MELBOURNE, Australia -- It seems that even Roger Federer does not have an unlimited supply of miracles.
After getting himself out of jail against the Australian John Millman in a final-set tiebreak in Round 3 and saving seven match points in beating Tennys Sandgren in another five-setter in the quarters, Federer's luck ran out at the Australian Open on Thursday as he was beaten 7-6, 6-4, 6-3 by Novak Djokovic.
The Serb's victory sends him into his eighth Australian Open final, having won the previous seven, and victory over Dominic Thiem of Austria or Alexander Zverev of Germany in Sunday's final would give him a 17th Grand Slam title and take him back to world No. 1.
In the buildup to their semifinal -- the 50th meeting of their career -- there had been speculation that Federer might not even make it onto the court. Two days was never likely to be enough to rest the groin injury that affected him against Sandgren, and his planned practice session changed a number of times as the clock ticked down to the semifinal's evening start time.
But Federer has never retired during a match in his career. Once he made it to the court, he was confident he could finish. He also knew he had very little chance to win.
"Today was horrible to go through what I did," Federer said. "Nice entrance, nice sendoff, and in between is one to forget because you know you have a 3% chance to win. You know, got to go for it. You never know. But once you can see it coming, that it's not going to work anymore, it's tough."
Still, as Djokovic started slowly focusing on Federer rather than himself, the 38-year-old had some hope. At 4-1 up and leading 0-40 on the Djokovic serve, it looked likely he would take the first set. But the Serb quickly shut the door, and that pretty much was that. A brilliant flicked forehand pass gave him the break for the second set, and he pulled away in the third.
"He started well, and I was pretty nervous in the beginning," Djokovic said. "I just want to say respect to Roger coming out tonight. He was obviously hurt. He wasn't even close to his best in terms of movement, so respect to him coming out and trying his best all the way through."
Djokovic eases past Federer and into the final
Novak Djokovic continues to chase down his eighth Australian Open title, defeating Roger Federer 7-6, 6-4, 6-3.
As someone who has won 20 Grand Slam titles and 102 titles in all during his career, success is a relative term. But all things considered, Federer will leave satisfied with his efforts.

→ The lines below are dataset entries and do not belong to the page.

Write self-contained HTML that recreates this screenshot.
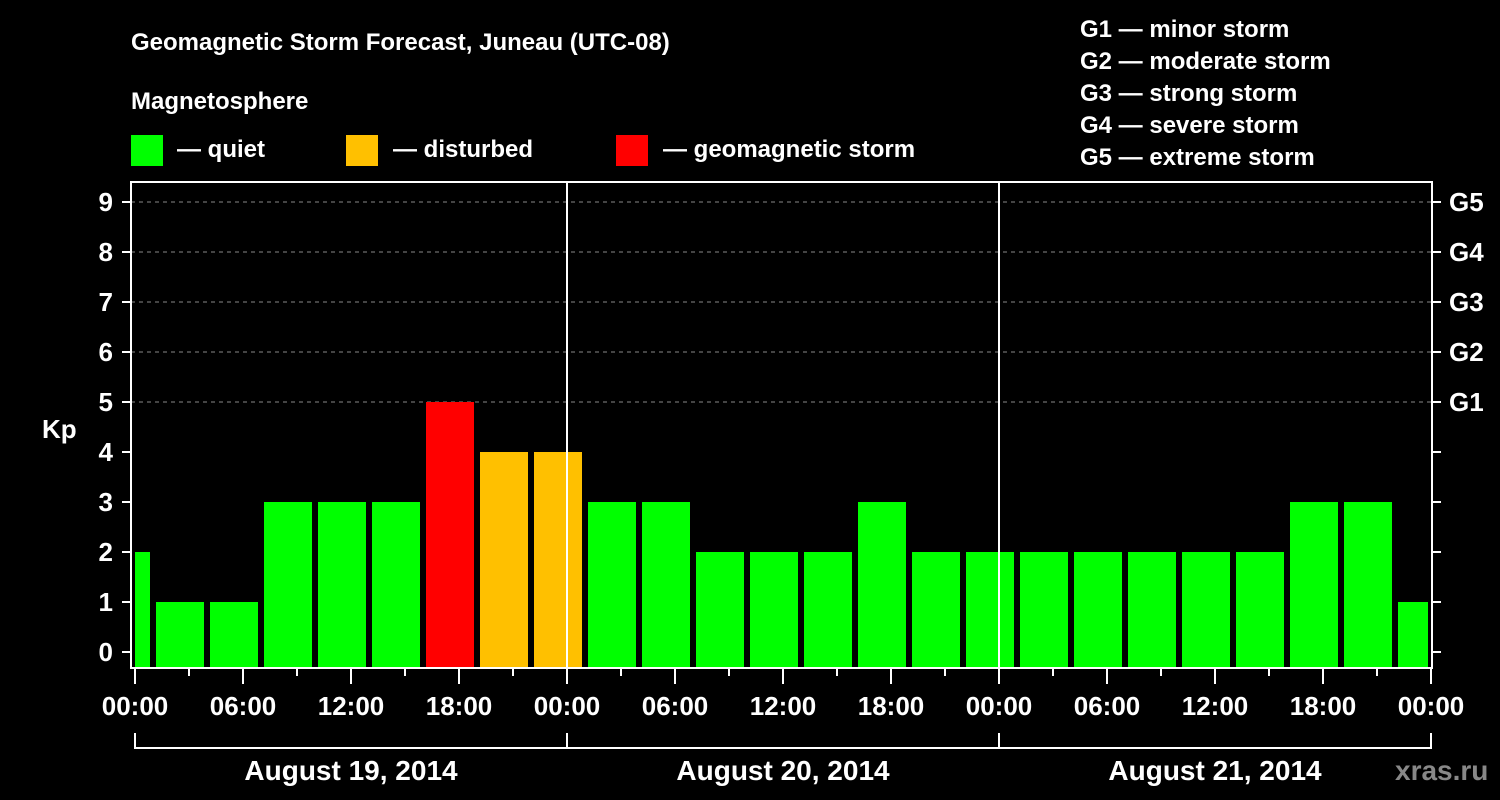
<!DOCTYPE html>
<html><head><meta charset="utf-8"><style>
body{margin:0;background:#000;}
svg{display:block;font-family:"Liberation Sans",sans-serif;font-weight:bold;}
</style></head><body>
<svg width="1500" height="800" viewBox="0 0 1500 800">
<rect width="1500" height="800" fill="#000"/>
<text x="131" y="50" fill="#fff" font-size="24">Geomagnetic Storm Forecast, Juneau (UTC-08)</text>
<text x="131" y="109" fill="#fff" font-size="24">Magnetosphere</text>
<g>
<rect x="131" y="135" width="32" height="31" fill="#00ff00"/>
<text x="177" y="157" fill="#fff" font-size="24">— quiet</text>
<rect x="346" y="135" width="32" height="31" fill="#ffc000"/>
<text x="393" y="157" fill="#fff" font-size="24">— disturbed</text>
<rect x="616" y="135" width="32" height="31" fill="#ff0000"/>
<text x="663" y="157" fill="#fff" font-size="24">— geomagnetic storm</text>
</g>
<g fill="#fff" font-size="24">
<text x="1080" y="37">G1 — minor storm</text>
<text x="1080" y="69">G2 — moderate storm</text>
<text x="1080" y="101">G3 — strong storm</text>
<text x="1080" y="133">G4 — severe storm</text>
<text x="1080" y="165">G5 — extreme storm</text>
</g>
<text x="42" y="438" fill="#fff" font-size="26">Kp</text>
<text x="1395" y="780" fill="#888" font-size="28">xras.ru</text>
<g id="plot"></g>
</svg>
<script>
const kpValues=[2,1,1,3,3,3,5,4,4,3,3,2,2,2,3,2,2,2,2,2,2,2,3,3,1];
const yTicks=[0,1,2,3,4,5,6,7,8,9];
const gLabels=["G1","G2","G3","G4","G5"];
const gLevels=[5,6,7,8,9];
const hourLabels=["00:00","06:00","12:00","18:00"];
const dayLabels=["August 19, 2014","August 20, 2014","August 21, 2014"];
const startHourOffset=-2; // first 3-hour slot begins at 22:00 previous day

const NS="http://www.w3.org/2000/svg";
const L=131,R=1432,T=182,B=668,X0=135,PXH=18;
const xs=h=>X0+h*PXH;
const ys=v=>652-v*50;
const g=document.getElementById('plot');
function mk(tag,a,parent){const e=document.createElementNS(NS,tag);for(const k in a)e.setAttribute(k,a[k]);(parent||g).appendChild(e);return e;}

// grid
gLevels.forEach(v=>{
 const e=mk('line',{x1:L,x2:R,y1:ys(v),y2:ys(v),stroke:'#888','stroke-width':1,'stroke-dasharray':'4,4'});
 
 
});
// bars
kpValues.forEach((v,i)=>{
 let h0=startHourOffset+i*3,h1=h0+3;
 let x0=xs(h0)+3,x1=xs(h1)-3;
 x0=Math.max(x0,L+4);x1=Math.min(x1,R-4);
 const c=v>=5?'#ff0000':(v>=4?'#ffc000':'#00ff00');
 const e=mk('rect',{x:x0,y:ys(v),width:x1-x0,height:B-ys(v),fill:c});
 
 
});
// day separators
for(let d=1;d<dayLabels.length;d++){
 const e=mk('line',{x1:xs(24*d),x2:xs(24*d),y1:T,y2:B,stroke:'#fff','stroke-width':2});
 
 
}
// frame
const fr=mk('rect',{x:L,y:T,width:R-L,height:B-T,fill:'none',stroke:'#fff','stroke-width':2});


// y ticks
yTicks.forEach(v=>{
 mk('line',{x1:L-9,x2:L,y1:ys(v),y2:ys(v),stroke:'#fff','stroke-width':2});
 mk('line',{x1:R,x2:R+9,y1:ys(v),y2:ys(v),stroke:'#fff','stroke-width':2});
 const t=mk('text',{x:L-18,y:ys(v)+9,fill:'#fff','font-size':26,'text-anchor':'end'});
 t.textContent=v;
 
 
});
gLabels.forEach((s,i)=>{
 const t=mk('text',{x:R+17,y:ys(gLevels[i])+9,fill:'#fff','font-size':26});
 t.textContent=s;
 
 
});
// x ticks
const nDays=dayLabels.length;
for(let h=0;h<=24*nDays;h+=3){
 const major=h%6===0;
 mk('line',{x1:xs(h),x2:xs(h),y1:B,y2:B+(major?16:8),stroke:'#fff','stroke-width':2});
 if(major&&h%6===0){
  const lab=hourLabels[(h%24)/6];
  const t=mk('text',{x:xs(h),y:715,fill:'#fff','font-size':26,'text-anchor':'middle'});
  t.textContent=lab;
  
  
 }
}
// date bracket
mk('line',{x1:xs(0),x2:xs(24*nDays),y1:748,y2:748,stroke:'#fff','stroke-width':2});
for(let d=0;d<=nDays;d++) mk('line',{x1:xs(24*d),x2:xs(24*d),y1:733,y2:749,stroke:'#fff','stroke-width':2});
dayLabels.forEach((s,d)=>{
 const t=mk('text',{x:xs(24*d+12),y:780,fill:'#fff','font-size':28,'text-anchor':'middle'});
 t.textContent=s;
 
 
});
</script>
</body></html>
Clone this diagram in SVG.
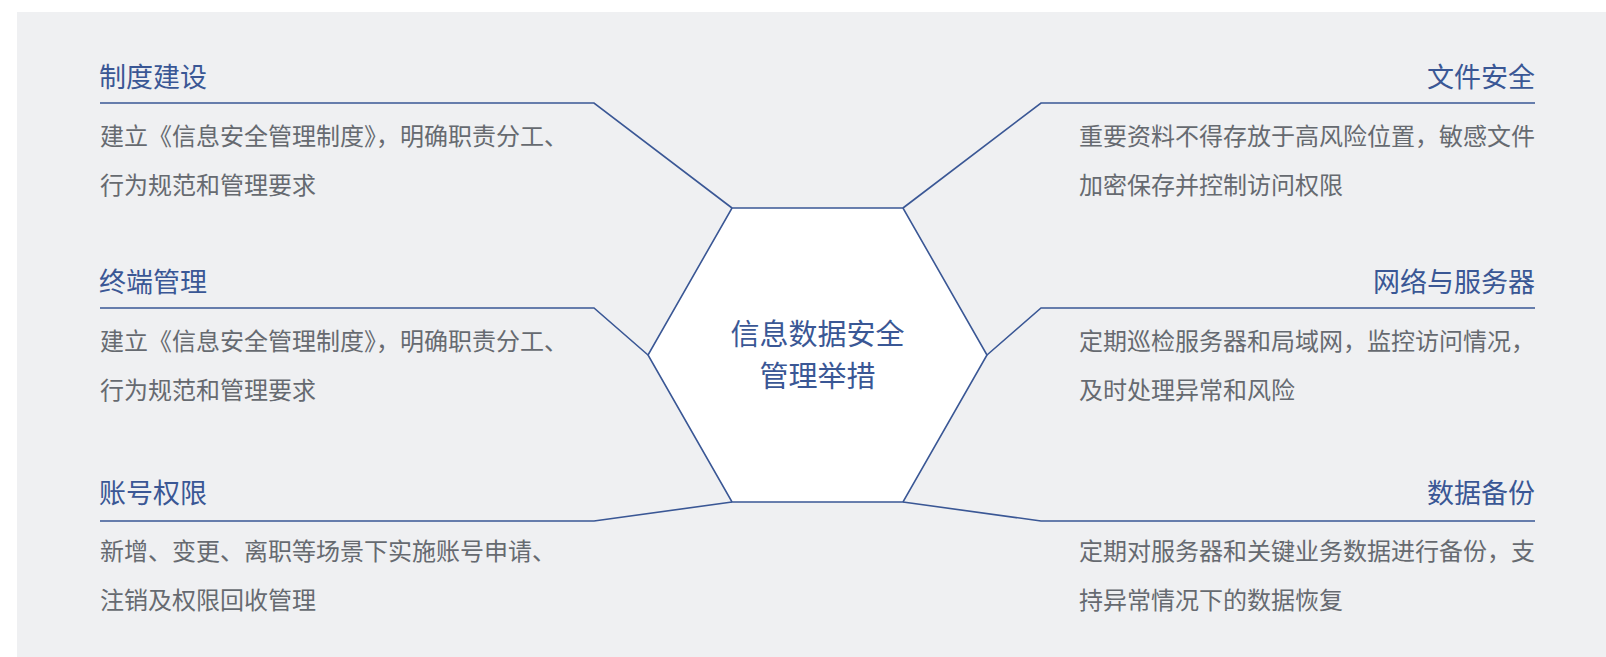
<svg xmlns="http://www.w3.org/2000/svg" width="1606" height="657" viewBox="0 0 1606 657">
<style>
text{font-family:"Noto Sans CJK SC","Noto Sans",sans-serif}
.t{font-size:27px;fill:#3a5795}
.b{font-size:24px;fill:#666a70}
.c{font-size:29px;fill:#3a5795;text-anchor:middle}
.r{text-anchor:end}
.ln{fill:none;stroke:#3a5795;stroke-width:1.6}
</style>
<rect x="0" y="0" width="1606" height="657" fill="#ffffff"/>
<rect x="17" y="12" width="1589" height="645" fill="#eff0f2"/>
<g id="connectors">
<polyline class="ln" points="100,103 594,103 732,208"/>
<polyline class="ln" points="100,308 594,308 648,355"/>
<polyline class="ln" points="100,521 594,521 732,502"/>
<polyline class="ln" points="1535,103 1041,103 903,208"/>
<polyline class="ln" points="1535,308 1041,308 987,355"/>
<polyline class="ln" points="1535,521 1041,521 903,502"/>
</g>
<g id="center">
<polygon points="732,208 903,208 987,355 903,502 732,502 648,355" fill="#ffffff" stroke="#3a5795" stroke-width="1.6"/>
<text class="c" x="817.5" y="345">信息数据安全</text>
<text class="c" x="817.5" y="387">管理举措</text>
</g>
<g id="node-zhidu">
<text class="t" x="99" y="87">制度建设</text>
<text class="b" x="100" y="145">建立《信息安全管理制度》，明确职责分工、</text>
<text class="b" x="100" y="194">行为规范和管理要求</text>
</g>
<g id="node-zhongduan">
<text class="t" x="99" y="292">终端管理</text>
<text class="b" x="100" y="350">建立《信息安全管理制度》，明确职责分工、</text>
<text class="b" x="100" y="399">行为规范和管理要求</text>
</g>
<g id="node-zhanghao">
<text class="t" x="99" y="503">账号权限</text>
<text class="b" x="100" y="560">新增、变更、离职等场景下实施账号申请、</text>
<text class="b" x="100" y="609">注销及权限回收管理</text>
</g>
<g id="node-wenjian">
<text class="t r" x="1535" y="87">文件安全</text>
<text class="b" x="1079" y="145">重要资料不得存放于高风险位置，敏感文件</text>
<text class="b" x="1079" y="194">加密保存并控制访问权限</text>
</g>
<g id="node-wangluo">
<text class="t r" x="1535" y="292">网络与服务器</text>
<text class="b" x="1079" y="350">定期巡检服务器和局域网，监控访问情况，</text>
<text class="b" x="1079" y="399">及时处理异常和风险</text>
</g>
<g id="node-shuju">
<text class="t r" x="1535" y="503">数据备份</text>
<text class="b" x="1079" y="560">定期对服务器和关键业务数据进行备份，支</text>
<text class="b" x="1079" y="609">持异常情况下的数据恢复</text>
</g>
</svg>
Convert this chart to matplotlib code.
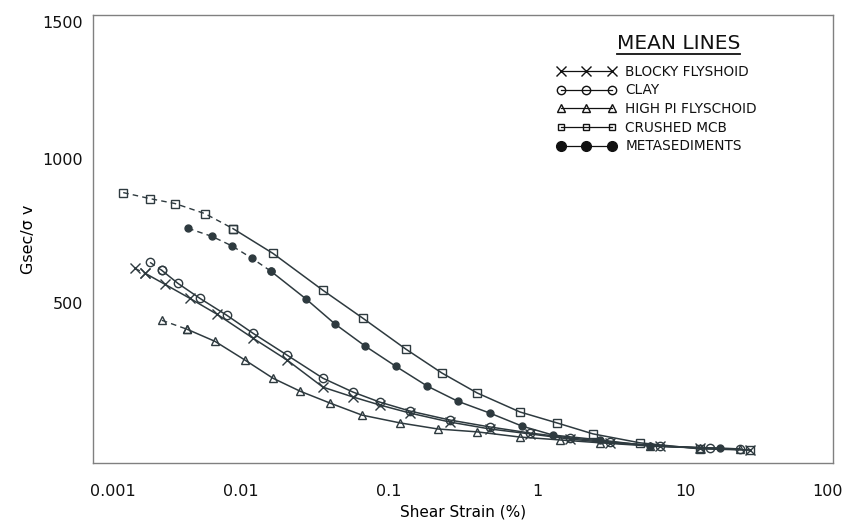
import matplotlib
matplotlib.use("Agg")
import matplotlib.pyplot as plt
from matplotlib.lines import Line2D
from matplotlib.transforms import ScaledTranslation

# ---- data ----
blocky_x = [0.00192, 0.00225, 0.00306, 0.00452, 0.00689, 0.01205, 0.0205, 0.0358, 0.0571, 0.0869,
            0.139, 0.258, 0.481, 0.897, 1.67, 3.11, 6.78, 12.6, 27.5]
blocky_y = [621, 604, 566, 517, 462, 379, 303, 209, 175, 147, 119, 88, 64, 47, 29, 16, 5, -2, -9]

clay_x = [0.00243, 0.00292, 0.00375, 0.00528, 0.00804, 0.01205, 0.0205, 0.0358, 0.0571, 0.0869,
          0.139, 0.258, 0.481, 0.897, 1.67, 3.11, 6.78, 14.8, 23.5]
clay_y = [642, 614, 569, 517, 458, 396, 320, 240, 192, 157, 126, 95, 71, 50, 33, 19, 5, -2, -5]

highpi_x = [0.00292, 0.00432, 0.00667, 0.01064, 0.01645, 0.0251, 0.0399, 0.0658, 0.119, 0.214,
            0.394, 0.767, 1.43, 2.67, 5.80, 12.6, 23.5]
highpi_y = [441, 410, 368, 303, 240, 195, 154, 112, 85, 64, 54, 36, 26, 16, 5, -2, -5]

mcb_x = [0.00160, 0.00243, 0.00358, 0.00571, 0.00883, 0.01645, 0.0358, 0.0667, 0.130, 0.228,
         0.394, 0.767, 1.365, 2.39, 4.96, 12.6, 27.5]
mcb_y = [884, 863, 846, 811, 759, 673, 545, 448, 341, 258, 189, 123, 85, 47, 16, -5, -9]

meta_x = [0.00439, 0.00637, 0.00869, 0.01187, 0.01595, 0.0275, 0.0432, 0.0688, 0.1115, 0.181,
          0.292, 0.481, 0.792, 1.28, 2.67, 5.80, 17.2]
meta_y = [760, 732, 699, 656, 611, 515, 428, 352, 281, 213, 160, 119, 74, 43, 26, 5, -3]

labels = ["BLOCKY FLYSHOID", "CLAY", "HIGH PI FLYSCHOID", "CRUSHED MCB", "METASEDIMENTS"]
x_ticks = [0.001, 0.01, 0.1, 1, 10, 100]
x_tick_labels = ["0.001", "0.01", "0.1", "1", "10", "100"]
y_ticks = [500, 1000, 1500]

# ---- figure ----
plt.rcParams['font.family'] = ['DejaVu Sans']
fig = plt.figure(figsize=(8.45, 5.26), dpi=100)
ax = fig.add_axes([93/845, 1 - 463/526, 740/845, 448/526])

col = "#2e3a3f"
series = [
    (blocky_x, blocky_y, dict(marker='x', mfc='none', ms=7, mew=1.0), 2),
    (clay_x, clay_y, dict(marker='o', mfc='none', ms=6, mew=1.0), 2),
    (highpi_x, highpi_y, dict(marker='^', mfc='none', ms=6, mew=1.0), 2),
    (mcb_x, mcb_y, dict(marker='s', mfc='none', ms=5.5, mew=1.0), 5),
    (meta_x, meta_y, dict(marker='o', mfc=col, ms=5, mew=1.0), 5),
]
leg_sizes = [6.5, 6, 6, 5, 7]
handles = []
for (xs, ys, mk, nd), lab, ls_ in zip(series, labels, leg_sizes):
    ax.plot(xs[:nd], ys[:nd], color=col, lw=1.0, ls=(0, (4, 3)), **mk)
    ax.plot(xs[nd - 1:], ys[nd - 1:], color=col, lw=1.1, **mk)
    hk = dict(mk)
    hk['ms'] = ls_
    if hk['mfc'] != 'none':
        hk['mfc'] = '#111111'
    handles.append(Line2D([], [], color='#111111', lw=0.9, label=lab, **hk))

ax.set_xscale('log')
ax.set_xlim(0.001, 100)
ax.set_ylim(-54, 1500)
ax.set_xticks(x_ticks)
ax.set_xticklabels(x_tick_labels)
ax.minorticks_off()
ax.set_yticks(y_ticks)
ax.tick_params(length=0, labelsize=11.5, colors='#111111')
ax.tick_params(axis='x', pad=15)
ax.tick_params(axis='y', pad=7)
xl = ax.get_xticklabels()
xl[0].set_horizontalalignment('left')
xl[0].set_transform(xl[0].get_transform() + ScaledTranslation(-3/100, 0, fig.dpi_scale_trans))
xl[-1].set_horizontalalignment('right')
xl[-1].set_transform(xl[-1].get_transform() + ScaledTranslation(10/100, 0, fig.dpi_scale_trans))
ax.get_yticklabels()[-1].set_verticalalignment('top')
ax.get_yticklabels()[-1].set_transform(ax.get_yticklabels()[-1].get_transform()
                                       + ScaledTranslation(0, -1/100, fig.dpi_scale_trans))
for s in ax.spines.values():
    s.set_color('#808080')
    s.set_linewidth(1.0)

ax.set_xlabel("Shear Strain (%)", fontsize=11, labelpad=4)
ax.set_ylabel("Gsec/σ v", fontsize=11.5, labelpad=5)

leg = ax.legend(handles=handles, loc='upper left', bbox_to_anchor=(0.618, 0.904),
                frameon=False, numpoints=3, handlelength=4.3, handletextpad=0.7,
                labelspacing=0.34,
                prop={'family': ['Liberation Sans Narrow', 'DejaVu Sans'], 'size': 9.8},
                borderpad=0)
for t in leg.get_texts():
    t.set_color('#111111')

ax.text(0.791, 0.937, "MEAN LINES", transform=ax.transAxes, ha='center', va='center',
        fontsize=14.5, color='#111111')
ax.plot([0.708, 0.874], [0.913, 0.913], transform=ax.transAxes, color='#111111', lw=1.3,
        clip_on=False)

fig.savefig("out.png", dpi=100)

"At the end of the day, I'm very happy," he said. "I think I overall played all right. I know I can play better. At the same time, I also know I can play much worse. With no tournaments beforehand, I think it's a very, very good result."
In the days before the Australian Open began, Federer spoke about his belief that his record of 20 Grand Slam titles will someday be overhauled. Rafael Nadal stands one behind him with his beloved French Open next on the agenda, while Djokovic could be within three by the time this tournament is done.
It is a situation Federer is comfortable with. He still believes he could add to his tally, with the memory of last year's Wimbledon, when he had two match points in the final against Djokovic, still fresh in his memory.
"I do believe that," he said. "I think by having the year that I had last year, also with what I have in my game, how I'm playing, I do feel that."
Of course, Federer knows that his body may dictate what happens from here on, even if his mind is still as determined as ever. He expects his injury to clear up pretty quickly, and there's no sign of him calling it a day just yet.
"You never know what the future holds. But especially my age, you don't know," he said. "I'm confident. I'm happy how I'm feeling, to be honest. I got through a good, nice training block. No plans to retire. From that standpoint, we'll see how the year goes, how everything is with the family. We'll go from there. Of course, I hope to be back."
Djokovic said he could not wait for the final. "I'm pleased with the way I've been feeling and playing," he said. "Dropped only one set to the finals and have two days of no match now, which is really great."